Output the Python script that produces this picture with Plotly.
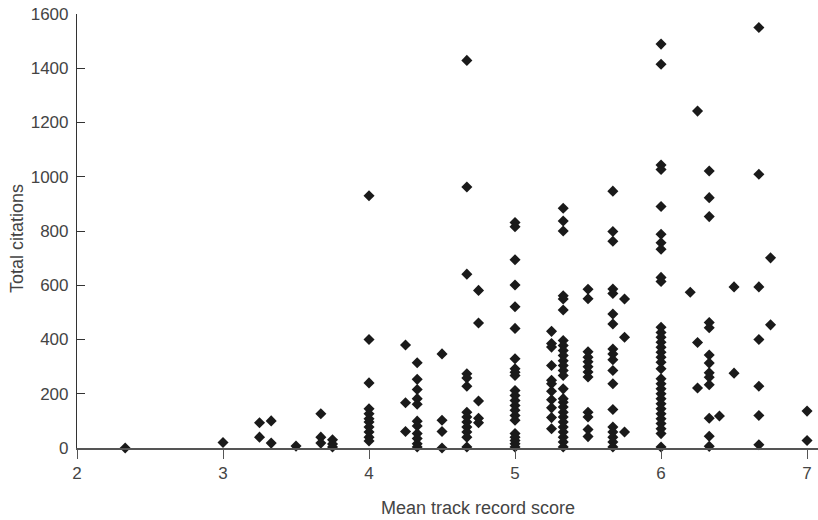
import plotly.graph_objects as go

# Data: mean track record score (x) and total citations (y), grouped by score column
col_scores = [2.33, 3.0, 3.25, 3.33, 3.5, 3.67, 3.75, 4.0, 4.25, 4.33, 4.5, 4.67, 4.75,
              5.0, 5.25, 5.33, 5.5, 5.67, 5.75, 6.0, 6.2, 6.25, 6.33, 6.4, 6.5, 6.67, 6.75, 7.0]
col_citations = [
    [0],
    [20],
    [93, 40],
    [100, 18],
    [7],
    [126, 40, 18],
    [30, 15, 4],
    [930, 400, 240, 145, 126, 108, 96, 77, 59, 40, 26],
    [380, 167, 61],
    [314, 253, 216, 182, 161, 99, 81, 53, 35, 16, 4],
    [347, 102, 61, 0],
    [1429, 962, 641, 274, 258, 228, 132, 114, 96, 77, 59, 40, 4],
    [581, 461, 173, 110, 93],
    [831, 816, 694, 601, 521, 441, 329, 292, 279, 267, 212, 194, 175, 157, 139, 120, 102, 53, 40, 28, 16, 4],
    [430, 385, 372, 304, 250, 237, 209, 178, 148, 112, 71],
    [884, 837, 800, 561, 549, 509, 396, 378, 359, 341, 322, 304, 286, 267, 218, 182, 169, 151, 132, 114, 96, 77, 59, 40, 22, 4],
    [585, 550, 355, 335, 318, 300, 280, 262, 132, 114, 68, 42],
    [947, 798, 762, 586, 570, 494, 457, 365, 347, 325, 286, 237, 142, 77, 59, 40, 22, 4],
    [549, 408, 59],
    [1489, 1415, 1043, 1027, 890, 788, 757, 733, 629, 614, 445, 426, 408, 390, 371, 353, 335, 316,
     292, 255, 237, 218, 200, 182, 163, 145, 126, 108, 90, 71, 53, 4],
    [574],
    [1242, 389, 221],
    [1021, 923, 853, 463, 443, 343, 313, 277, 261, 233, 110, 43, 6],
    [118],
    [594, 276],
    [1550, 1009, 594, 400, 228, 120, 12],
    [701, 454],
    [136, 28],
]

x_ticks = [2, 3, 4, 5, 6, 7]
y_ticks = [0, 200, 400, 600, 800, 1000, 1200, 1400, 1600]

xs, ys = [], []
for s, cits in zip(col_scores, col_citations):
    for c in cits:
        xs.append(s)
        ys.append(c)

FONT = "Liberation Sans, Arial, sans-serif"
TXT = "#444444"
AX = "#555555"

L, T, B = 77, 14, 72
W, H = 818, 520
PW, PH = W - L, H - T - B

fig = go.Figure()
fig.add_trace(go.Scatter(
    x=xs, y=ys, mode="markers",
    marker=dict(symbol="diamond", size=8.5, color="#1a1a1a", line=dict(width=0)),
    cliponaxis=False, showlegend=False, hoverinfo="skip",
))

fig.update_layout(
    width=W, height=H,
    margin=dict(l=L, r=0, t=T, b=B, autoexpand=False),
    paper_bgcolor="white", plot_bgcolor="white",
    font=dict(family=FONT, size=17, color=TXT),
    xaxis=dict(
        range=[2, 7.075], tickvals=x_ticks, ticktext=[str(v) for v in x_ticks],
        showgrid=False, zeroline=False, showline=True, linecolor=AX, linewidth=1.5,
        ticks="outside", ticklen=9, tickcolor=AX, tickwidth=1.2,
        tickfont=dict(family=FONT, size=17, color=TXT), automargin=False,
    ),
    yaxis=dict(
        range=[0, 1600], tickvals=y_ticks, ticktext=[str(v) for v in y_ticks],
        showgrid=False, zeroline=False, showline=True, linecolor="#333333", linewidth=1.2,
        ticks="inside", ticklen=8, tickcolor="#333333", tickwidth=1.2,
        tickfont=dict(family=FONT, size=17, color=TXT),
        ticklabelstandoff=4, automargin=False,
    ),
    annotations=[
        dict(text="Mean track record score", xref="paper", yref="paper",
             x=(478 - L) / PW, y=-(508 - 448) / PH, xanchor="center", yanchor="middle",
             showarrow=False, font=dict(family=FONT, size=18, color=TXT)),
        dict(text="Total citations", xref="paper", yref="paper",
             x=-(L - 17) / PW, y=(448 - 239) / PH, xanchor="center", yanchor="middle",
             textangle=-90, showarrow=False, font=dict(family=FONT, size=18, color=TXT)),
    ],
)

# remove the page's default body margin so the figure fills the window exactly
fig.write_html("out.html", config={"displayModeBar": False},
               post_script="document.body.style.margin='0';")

▶ GIVEN EXERCISE: All the lines above are to be given again exactly as they read, with the pictures removed.

▶ TASK RESPONSE:
Output the Python script that produces this picture with Plotly.
import plotly.graph_objects as go

# Data: mean track record score (x) and total citations (y), grouped by score column
col_scores = [2.33, 3.0, 3.25, 3.33, 3.5, 3.67, 3.75, 4.0, 4.25, 4.33, 4.5, 4.67, 4.75,
              5.0, 5.25, 5.33, 5.5, 5.67, 5.75, 6.0, 6.2, 6.25, 6.33, 6.4, 6.5, 6.67, 6.75, 7.0]
col_citations = [
    [0],
    [20],
    [93, 40],
    [100, 18],
    [7],
    [126, 40, 18],
    [30, 15, 4],
    [930, 400, 240, 145, 126, 108, 96, 77, 59, 40, 26],
    [380, 167, 61],
    [314, 253, 216, 182, 161, 99, 81, 53, 35, 16, 4],
    [347, 102, 61, 0],
    [1429, 962, 641, 274, 258, 228, 132, 114, 96, 77, 59, 40, 4],
    [581, 461, 173, 110, 93],
    [831, 816, 694, 601, 521, 441, 329, 292, 279, 267, 212, 194, 175, 157, 139, 120, 102, 53, 40, 28, 16, 4],
    [430, 385, 372, 304, 250, 237, 209, 178, 148, 112, 71],
    [884, 837, 800, 561, 549, 509, 396, 378, 359, 341, 322, 304, 286, 267, 218, 182, 169, 151, 132, 114, 96, 77, 59, 40, 22, 4],
    [585, 550, 355, 335, 318, 300, 280, 262, 132, 114, 68, 42],
    [947, 798, 762, 586, 570, 494, 457, 365, 347, 325, 286, 237, 142, 77, 59, 40, 22, 4],
    [549, 408, 59],
    [1489, 1415, 1043, 1027, 890, 788, 757, 733, 629, 614, 445, 426, 408, 390, 371, 353, 335, 316,
     292, 255, 237, 218, 200, 182, 163, 145, 126, 108, 90, 71, 53, 4],
    [574],
    [1242, 389, 221],
    [1021, 923, 853, 463, 443, 343, 313, 277, 261, 233, 110, 43, 6],
    [118],
    [594, 276],
    [1550, 1009, 594, 400, 228, 120, 12],
    [701, 454],
    [136, 28],
]

x_ticks = [2, 3, 4, 5, 6, 7]
y_ticks = [0, 200, 400, 600, 800, 1000, 1200, 1400, 1600]

xs, ys = [], []
for s, cits in zip(col_scores, col_citations):
    for c in cits:
        xs.append(s)
        ys.append(c)

FONT = "Liberation Sans, Arial, sans-serif"
TXT = "#444444"
AX = "#555555"

L, T, B = 77, 14, 72
W, H = 818, 520
PW, PH = W - L, H - T - B

fig = go.Figure()
fig.add_trace(go.Scatter(
    x=xs, y=ys, mode="markers",
    marker=dict(symbol="diamond", size=8.5, color="#1a1a1a", line=dict(width=0)),
    cliponaxis=False, showlegend=False, hoverinfo="skip",
))

fig.update_layout(
    width=W, height=H,
    margin=dict(l=L, r=0, t=T, b=B, autoexpand=False),
    paper_bgcolor="white", plot_bgcolor="white",
    font=dict(family=FONT, size=17, color=TXT),
    xaxis=dict(
        range=[2, 7.075], tickvals=x_ticks, ticktext=[str(v) for v in x_ticks],
        showgrid=False, zeroline=False, showline=True, linecolor=AX, linewidth=1.5,
        ticks="outside", ticklen=9, tickcolor=AX, tickwidth=1.2,
        tickfont=dict(family=FONT, size=17, color=TXT), automargin=False,
    ),
    yaxis=dict(
        range=[0, 1600], tickvals=y_ticks, ticktext=[str(v) for v in y_ticks],
        showgrid=False, zeroline=False, showline=True, linecolor="#333333", linewidth=1.2,
        ticks="inside", ticklen=8, tickcolor="#333333", tickwidth=1.2,
        tickfont=dict(family=FONT, size=17, color=TXT),
        ticklabelstandoff=4, automargin=False,
    ),
    annotations=[
        dict(text="Mean track record score", xref="paper", yref="paper",
             x=(478 - L) / PW, y=-(508 - 448) / PH, xanchor="center", yanchor="middle",
             showarrow=False, font=dict(family=FONT, size=18, color=TXT)),
        dict(text="Total citations", xref="paper", yref="paper",
             x=-(L - 17) / PW, y=(448 - 239) / PH, xanchor="center", yanchor="middle",
             textangle=-90, showarrow=False, font=dict(family=FONT, size=18, color=TXT)),
    ],
)

# remove the page's default body margin so the figure fills the window exactly
fig.write_html("out.html", config={"displayModeBar": False},
               post_script="document.body.style.margin='0';")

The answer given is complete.